We’ve identified the tasks or jobs customers are trying to accomplish and understand where the current difficulties and inefficiencies are within the experience. Using our telemetry and analytics tools, such as Amplitude, we determine how often customers are performing each of the job stories. This is a critical step, as the output will help us decide which job stories we should be optimising the interface for. About 76% of zones that are using the WAF today are doing so with its default configuration. From this we can infer that most customers simply turn on the WAF and continue on with their business, potentially continuing to configure other Cloudflare features.
It’s worth pointing out the importance of having sensible defaults within applications. Oftentimes users will continue down the path of least resistance or to whatever helps them complete their goal the quickest — ergo, they’ll usually stick to the default settings of an application as these are usually created with the most common use cases in mind. For this reason, the default state of the Cloudflare Managed Ruleset is such that it exceeds the security requirements of most applications whilst balancing a relatively low false positive rate.

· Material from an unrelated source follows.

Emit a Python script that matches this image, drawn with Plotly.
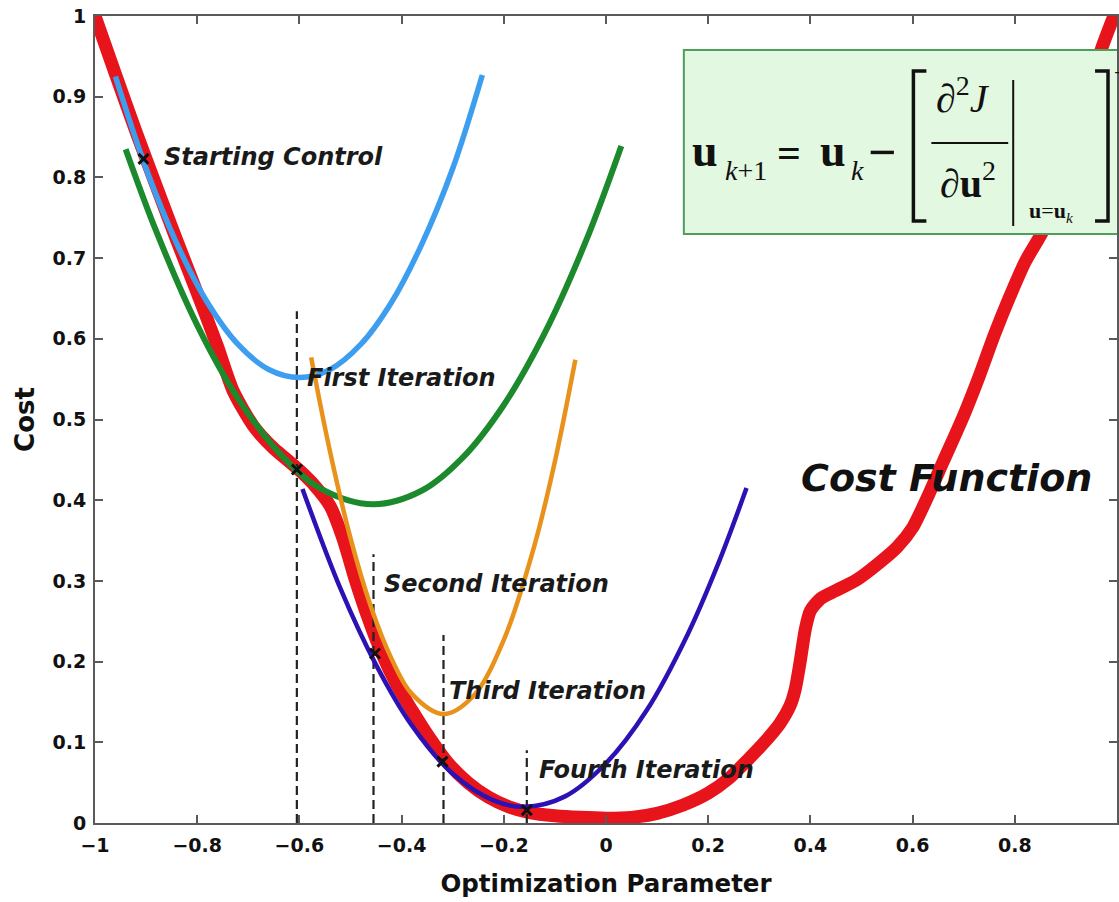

We use Figma to design the user interface of the dashboard. Using our Component Library, it allows us to quickly create mockups of what an interface could look like. At this stage of the project, a tool like Figma makes it easy for us to iterate through numerous ideas or permutations of a particular interaction.
From the user research and data collection we conducted earlier, it’s clear that we needed to make enabling a particular ruleset better than the legacy experience. It is a very common workflow, but prone to potentially dangerous errors — certainly not a good combination.
Part of our job as designers at Cloudflare is to make the complex and intricate aspects of configuration ridiculously simple and increasing the confidence customers have with the UI and the actions they’re performing. With that in mind, to enable a ruleset like the Cloudflare Managed Ruleset with the new Managed Rules a customer only needs to do a single click.
We wanted to improve the method of having all rules execute the same specific action. With the legacy UI, this required customers to select from a drop-down menu on all the individual rules. This was an extremely tedious and time-consuming process. Sticking to our design principles of maintaining ease of use and increasing simplicity and efficiency, the new Managed Rules allows for a single action to execute across the entire ruleset. We call this a Ruleset Action. A Ruleset Action is an action which all the rules within a ruleset will adhere to.
The next capability we focused on was having all the rules execute the same specific action. In the legacy UI, changing the mode of multiple rules at once wasn’t possible. With the new dashboard experience, customers can browse through all the rules within the ruleset. Multiple rules can be selected at once using the select box on the left-hand side and the action or status can be set for the entire selection.
We didn’t get to these interactions straightaway, but rather by taking part in numerous design critiques and constantly evaluating the effectiveness of the new interactions against the identified job stories. We’ll be utilising our telemetry and analytics tools to understand how customers are using the new features and continuing to refine the experience further. Watch this space, because more updates are on the way!